The Orangeburg League of the Arts has an ambitious vision for the former Dukes-Harley Funeral Home on Russell Street.
The president says it could become a one-stop arts center.
"You can visualize this -- how beautiful this place will be. This will look a whole lot different,” OLA President Alva J. Leviner said.
The league would like to see it used for a variety of things, including an art and antique gallery, frame shop, a wedding chapel, dance studio, place for art instruction classes and event venue.
The sound of hammers echoed through the 123-year-old building on Tuesday as restoration work began in a back room. A hole in the floor was covered with plywood to prevent someone from falling through.
Remnants of the fire which gutted the building 20 years ago are still very much visible.
The group was given the building in April 2016. Since then, a new roof has been placed on it and the building has been cleaned out.
Full restoration efforts began Oct. 21.
"This is a historical building and it is a beautiful building," Leviner said. "Whenever we get it restored like it is supposed to be, we are going to be able to have an exhibit in here and people who have not had a place to exhibit their art will be able to do it."
Much work still needs to be done and more money needs to be raised in order to return the building to its former glory, but Orangeburg contractor Ken Robinson of Robinson's Restoration is optimistic the project can be done by Christmas.
"Right now we are working on getting funding for it," he said.
It will take an estimated $250,000 to $500,000 to make the main structural improvements, such as rebuilding a rear portion of the home, making roof repairs, cleaning carpets and drapes that suffered heavy smoke damage, cleaning the walls of the building and restoring damaged floors.
"We are running into a lot of stuff when we get into that roof up there," Robinson said. "There is a lot of damage from burns and rotting and all kinds of stuff."
Robinson said in fact the restoration is most likely to be a $1 million to $1.5 million project, but will be done for a reduced cost.
He said his restoration company will allocate a percentage of funds received from contract work toward a foundation set up by Orangeburg's Impact Church. The church, located on Neeses Highway, set up the Impact Foundation to help restore the Orangeburg area.

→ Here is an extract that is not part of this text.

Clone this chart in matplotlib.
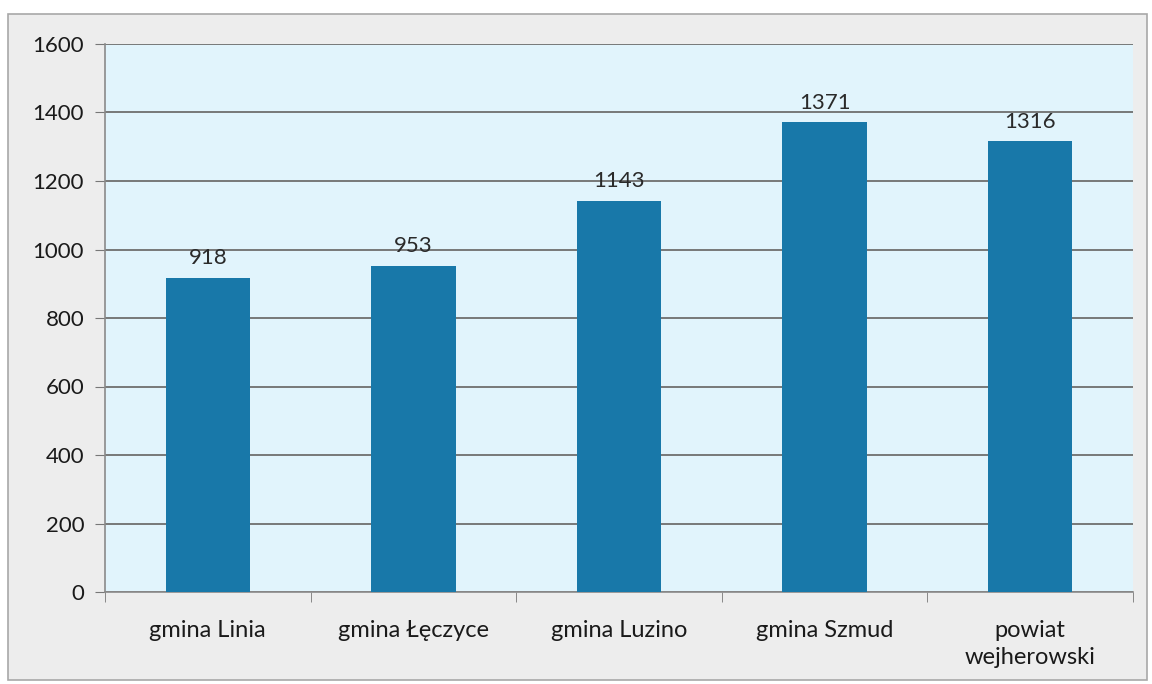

Robinson is a member of Impact Church.
Impact Church pastors Rick and Sheila Watts as well as Pastor Cory Howard plan for the foundation to help support “broken lives, broken homes, broken people and broken properties.”

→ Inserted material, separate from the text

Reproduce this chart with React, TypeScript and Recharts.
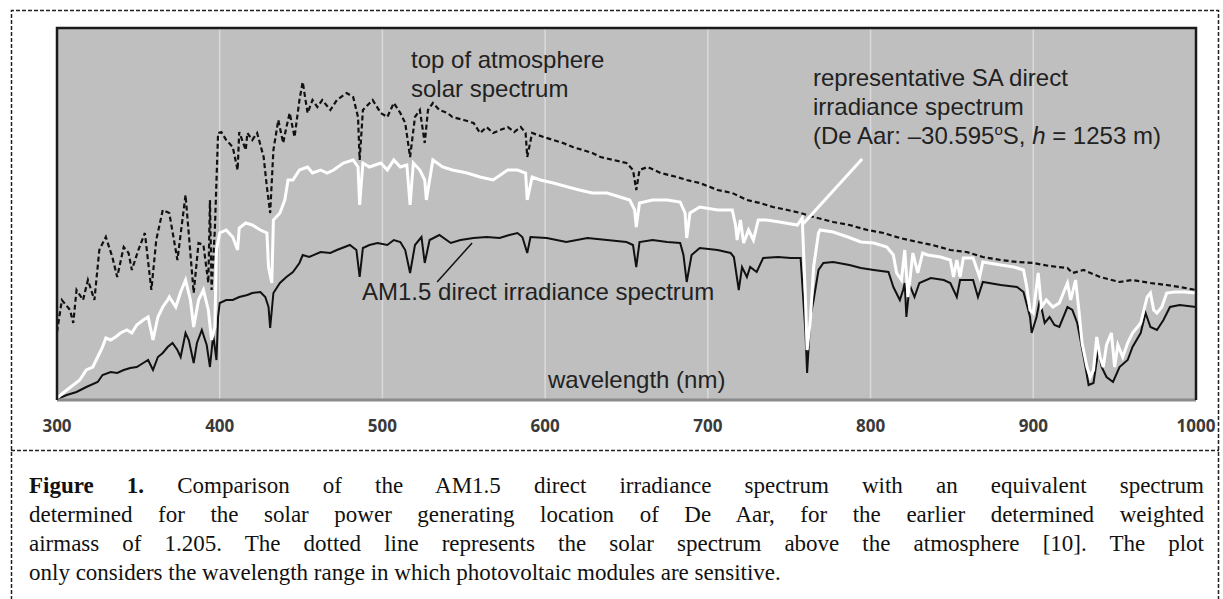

“It is all about lifting the entire Orangeburg area positively,” Howard said.
Rick Watts said. "It is not about a church but it is about the people of this community, of this city and of this county.”
"Orangeburg is a great place," Watts said. "There are a lot of words that are associated with the word of Orangeburg and we want to make the vision of Orangeburg come to life in people's lives."
Vivian Porter Hutto, the wife former building owner A.J. Hutto, said she was “tickled to death” about the League of Arts desire to restore the building. Hutto has helped fund the new roof of the building, which will be reimbursed to her when enough funds are raised.
Hutto said about 200 letters have been sent out to request funds and about $2,000 has been raised so far.
"This is going to be a wonderful place for the city of Orangeburg," Hutto said.
She noted the restoration could fit in with plans to improve Railroad Corner and place a library in the former Piggly Wiggly across the street.
The Greek revival mansion, constructed in 1904, was the home of cotton merchant W.S. Lining.
Dukes-Harley Funeral Home moved into the Russell Street building in 1936 and it continued to operate there for more than 60 years. In 1980, A.J. Hutto purchased the business.
Fire gutted the structure in 1999. A new funeral home was built on Columbia Road.
The Russell Street building was condemned in 2005. Hutto spent a little over $12,000 improving the exterior, including painting it.
In July 2015, the city reimbursed him $10,000 through its facade grant program.
The building had been on the market for about 10 years at the appraised price for the land of $225,000. Though there had been interest in the property, there were no serious offers before the building was given to the league.
Individuals can contribute to the league’s efforts by calling 803-383-4102. Checks can be made out to the Orangeburg League of the Arts. Donations can also be mailed to: Orangeburg League of the Arts c/o Vivian Hutto, 4909 North Road, Orangeburg, S.C. 29118.
Leviner says the OLA has gone to Claflin University for assistance in writing a grant.
The league is also looking for donations of antiques to furnish the building. Donors will be recognized with a plaque.